The growing dominance of corporate crypto firms and institutional Bitcoin investments raises critical questions about the future of decentralized finance. The core ethos of DeFi emphasizes decentralization and democratized access, yet the concentration of capital in a handful of corporate entities and Bitcoin-centric products suggests increasing centralization. Coinbase’s recent announcement of weekly Bitcoin purchases exemplifies this dynamic, as the company not only outperforms Bitcoin’s price movements but also accumulates significant Bitcoin holdings. This dual role as both market participant and institutional investor highlights potential conflicts and risks associated with corporate dominance in the crypto ecosystem.
While corporate crypto stocks currently offer attractive returns, their outperformance relative to the underlying assets they hold may not be sustainable. If crypto companies continue to exceed the growth of the broader industry, speculative dynamics could overshadow fundamental value, increasing volatility and systemic risk.
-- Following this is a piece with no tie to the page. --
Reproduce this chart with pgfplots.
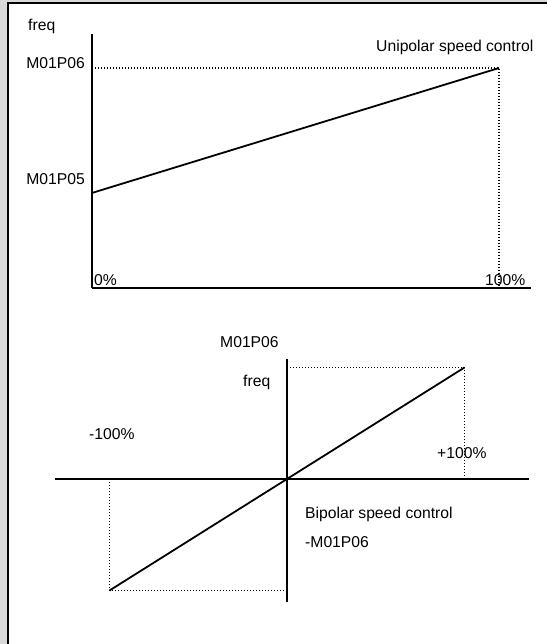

Investors should remain vigilant about the implications of this concentration and the potential for inflated valuations disconnected from crypto asset performance.
The current market trend favoring corporate crypto firms and institutional Bitcoin investments over altcoins signals a significant shift in the crypto landscape. While this offers new avenues for portfolio diversification and capital appreciation, it also challenges the decentralized ideals of the crypto space and introduces concerns about market centralization and sustainability. Stakeholders must carefully consider these developments to navigate the evolving ecosystem effectively.